Horizonte em perspectiva
Nas telas da série No Vento e na Terra, Iberê pintou figuras amorfas e desfiguradas que expressariam sua visão trágica diante da sensação de finitude da vida. Próxima a uma obra de 1991, em que um de seus ciclistas aparece estirado sobre o chão à frente de um horizonte desolado, criou-se uma interessante inversão de ponto de vista com a fotografia Horizonte Automático (2001), do gaúcho Daniel Acosta.

Carretéis e linhas de costura
No final dos anos 1950, Iberê fez do carretel de costura da infância um objeto que se tornaria um tema constante em suas obras ao longo dos 20 anos seguintes. Essa fase é apresentada em destaque na exposição, com diversas pinturas e gravuras. Em uma das salas, a artista paulista Edith Derdyk apresenta uma obra que fez especialmente para dialogar com esses trabalhos de Iberê.
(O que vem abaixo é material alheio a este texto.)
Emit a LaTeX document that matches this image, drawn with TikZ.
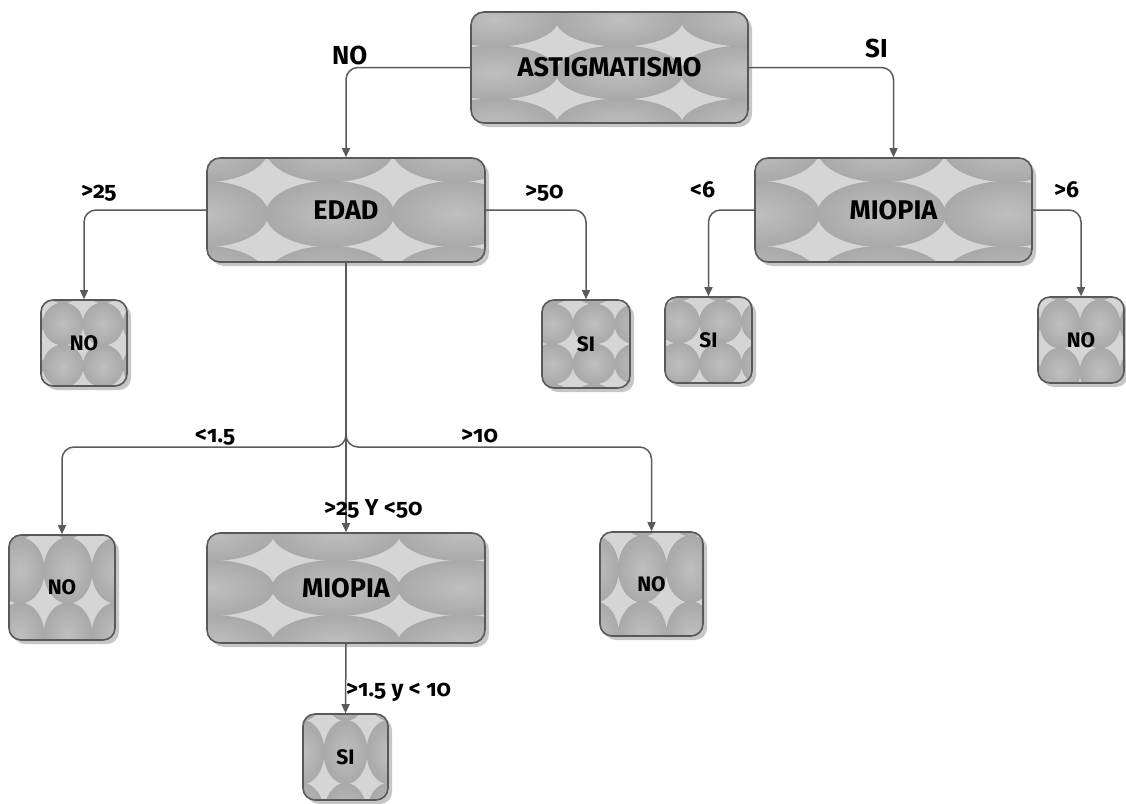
\documentclass[tikz,border=0pt]{standalone}
\usepackage{fontspec}
\setmainfont{Fira Sans}[Numbers=OldStyle]
\usetikzlibrary{calc,arrows.meta,shadows}

\definecolor{tileIn}{HTML}{BFBFBF}
\definecolor{tileOut}{HTML}{A9A9A9}
\definecolor{starc}{HTML}{D5D5D5}
\definecolor{edgec}{HTML}{595959}
\definecolor{shadowc}{HTML}{C6C6C6}
\definecolor{connc}{HTML}{5A5A5A}

% grid of shaded ellipses filling a box: offset (#1,#2), spacing (#3,#4)
\newcommand\tilegrid[4]{%
  \foreach \i in {-2,...,2}{%
    \foreach \j in {-2,...,2}{%
      \shade[inner color=tileIn, outer color=tileOut]
        ($(path picture bounding box.center)+({#1+\i*#3},{#2+\j*#4})$)
        ellipse [x radius={0.51pt*#3}, y radius={0.51pt*#4}];}}}

\tikzset{
  box/.style={draw=edgec, line width=1.6pt, fill=starc, rounded corners=13pt,
    inner sep=0pt, text=black,
    drop shadow={shadow xshift=4pt, shadow yshift=-4pt, fill=shadowc, opacity=1}},
  tiles/.style n args={4}{path picture={\tilegrid{#1}{#2}{#3}{#4}}},
  bigtext/.style={font=\bfseries\fontsize{27}{27}\selectfont},
  smalltext/.style={font=\bfseries\fontsize{21}{21}\selectfont},
  lbl/.style={anchor=base west, inner sep=0pt, font=\bfseries\fontsize{23}{23}\selectfont},
  toplbl/.style={anchor=base west, inner sep=0pt, font=\bfseries\fontsize{26}{26}\selectfont},
  conn/.style={draw=connc, line width=1.5pt, rounded corners=12pt,
    -{Triangle[length=9pt,width=8pt]}},
}

\begin{document}
\begin{tikzpicture}[x=1pt, y=-1pt]
\useasboundingbox (0,0) rectangle (1126,803);

% decision boxes
\node[box, bigtext, minimum width=277pt, minimum height=111pt, tiles={10}{5}{125}{53}]
  (astig) at (609.5,67.5) {ASTIGMATISMO};
\node[box, bigtext, minimum width=278pt, minimum height=104pt, tiles={-16}{4}{126}{65}]
  (edad) at (346,210) {EDAD};
\node[box, bigtext, minimum width=277pt, minimum height=104pt, tiles={-12}{4}{126}{65}]
  (miopR) at (893.5,210) {MIOPIA};
\node[box, bigtext, minimum width=278pt, minimum height=110pt, tiles={-10}{0}{126}{55}]
  (miopB) at (346,588) {MIOPIA};

% leaf boxes
\node[box, smalltext, rounded corners=12pt, minimum width=86pt, minimum height=86pt, tiles={-21}{-19}{40}{42}]
  (no1) at (84,343) {NO};
\node[box, smalltext, rounded corners=12pt, minimum width=88pt, minimum height=88pt, tiles={8}{-20}{42}{40}]
  (si1) at (586,344) {SI};
\node[box, smalltext, rounded corners=12pt, minimum width=87pt, minimum height=86pt, tiles={12}{-18}{42}{42}]
  (si2) at (708.5,340) {SI};
\node[box, smalltext, rounded corners=12pt, minimum width=86pt, minimum height=86pt, tiles={-21}{-16}{40}{48}]
  (no2) at (1081,340) {NO};
\node[box, smalltext, rounded corners=12pt, minimum width=106pt, minimum height=105pt, tiles={6}{-17}{48}{65}]
  (no3) at (62,587.5) {NO};
\node[box, smalltext, rounded corners=12pt, minimum width=103pt, minimum height=104pt, tiles={-9}{-15}{48}{66}]
  (no4) at (651.5,584) {NO};
\node[box, smalltext, rounded corners=12pt, minimum width=85pt, minimum height=86pt, tiles={0}{-5}{43}{63}]
  (si3) at (345.5,757) {SI};

% connectors
\draw[conn] (astig.west) -| (edad.north);
\draw[conn] (astig.east) -| (miopR.north);
\draw[conn] (edad.west) -| (no1.north);
\draw[conn] (edad.east) -| (si1.north);
\draw[conn] (miopR.west) -| (si2.north);
\draw[conn] (miopR.east) -| (no2.north);
\coordinate (split) at (346,447);
\draw[conn] (edad.south) -- (split) -- (no3.north |- split) -- (no3.north);
\draw[conn] (edad.south) -- (split) -- (no4.north |- split) -- (no4.north);
\draw[conn] (edad.south) -- (miopB.north);
\draw[conn] (miopB.south) -- (si3.north);

% branch labels
\node[toplbl] (lNo) at (332,64) {NO};
\node[toplbl] (lSi) at (865,57) {SI};
\node[lbl] (l25) at (81,198) {>25};
\node[lbl] (l50) at (525,198) {>50};
\node[lbl] (l6a) at (690,197) {<6};
\node[lbl] (l6b) at (1054,197) {>6};
\node[lbl] (l15) at (195,442) {<1.5};
\node[lbl] (l10) at (461,442) {>10};
\node[lbl] (lmid) at (324,515) {>25 Y <50};
\node[lbl] (lbot) at (346,696) {>1.5 y < 10};
\end{tikzpicture}
\end{document}
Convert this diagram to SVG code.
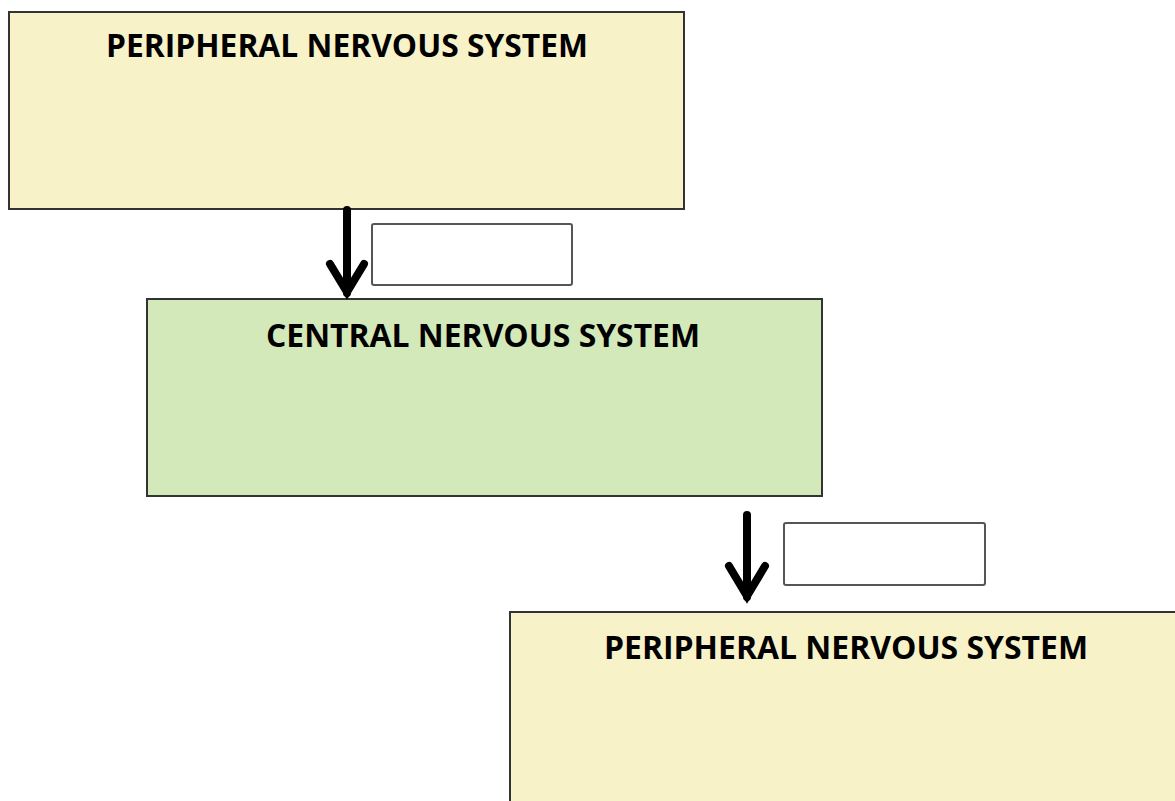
<svg xmlns="http://www.w3.org/2000/svg" width="1175" height="801" viewBox="0 0 1175 801">
<style>
.box{stroke:#333;stroke-width:2}
.pns{fill:#F8F2C9}
.cns{fill:#D4E9B9}
.lbl{fill:#fff;stroke:#555;stroke-width:2}
.t{font-family:"Open Sans","Liberation Sans",sans-serif;font-weight:bold;font-size:32px;fill:#000;text-anchor:middle}
.arr{stroke:#000;stroke-width:8;fill:none;stroke-linecap:round;stroke-linejoin:miter}
</style>
<rect width="1175" height="801" fill="#fff"/>
<g id="pns-top">
<rect class="box pns" x="9" y="12" width="675" height="197"/>
<text class="t" x="347" y="57" textLength="482" lengthAdjust="spacingAndGlyphs">PERIPHERAL NERVOUS SYSTEM</text>
</g>
<g id="cns">
<rect class="box cns" x="147" y="299" width="675" height="197"/>
<text class="t" x="483" y="347" textLength="434" lengthAdjust="spacingAndGlyphs">CENTRAL NERVOUS SYSTEM</text>
</g>
<g id="pns-bottom">
<rect class="box pns" x="510" y="612" width="680" height="200"/>
<text class="t" x="846" y="659" textLength="484" lengthAdjust="spacingAndGlyphs">PERIPHERAL NERVOUS SYSTEM</text>
</g>
<g id="label1">
<rect class="lbl" x="372" y="224" width="200" height="61" rx="2"/>
</g>
<g id="label2">
<rect class="lbl" x="784" y="523" width="201" height="62" rx="2"/>
</g>
<g id="connectors">
<path class="arr" d="M347,210 V293"/>
<path class="arr" d="M330,264 L347,292 L364,264"/>
<path class="arr" d="M747,515 V597"/>
<path class="arr" d="M729,566 L747,596 L765,566"/>
</g>
</svg>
Ela estendeu incontáveis linhas de costura presas de uma parede a outra, que precisaram ganhar reforço para sustentar a tensão. Quem se aproxima da obra experimenta um efeito ótico intrigante.

Mesas e cadeiras
Quando Iberê sofreu uma hérnia de disco, deixou de ir às ruas para pintar paisagens e passou a trabalhar no ateliê. Foi assim que começou a trabalhar com os carretéis. Nas primeiras obras, eles repousam acomodados ou equilibrados sobre mesas. Logo, começaram a flutuar até explodirem na fase abstrata do artista. A pintura Mesa Azul com Carretéis (1959, ao fundo) ganhou a companhia da obra Mesa Impossibilitada de Reuniões (2000 - 2013), do paraense Francisco Klinger Carvalho.

Videoinstalações
Além dos diálogos das obras de Iberê com as de outros artistas, um ponto alto da exposição são as videoinstalações do cineasta carioca Joel Pizzini nas rampas entre os andares. Há imagens e áudios de Iberê, além de leituras de textos do artista que são reproduzidas ao longo do trajeto. Em um dos corredores, são exibidos trechos de um filme mudo que Iberê projetava em sessões para amigos: Nosferatu (1922), adaptação do romance Drácula, de Bram Stoker.

Iberê Camargo: Século 21
> Visitação de terças a domingos, das 12h às 19h, exceto às quintas-feiras, quando o museu fica aberto das 12h às 21h. Em cartaz até 29 de março. Entrada gratuita.
> Fundação Iberê Camargo (Av. Padre Cacique, 2.000), em Porto Alegre, fone (51) 3247-8000.
> Onde estacionar: estacionamento pago, no subsolo, com entrada pela Avenida Padre Cacique, no sentido Zona Sul.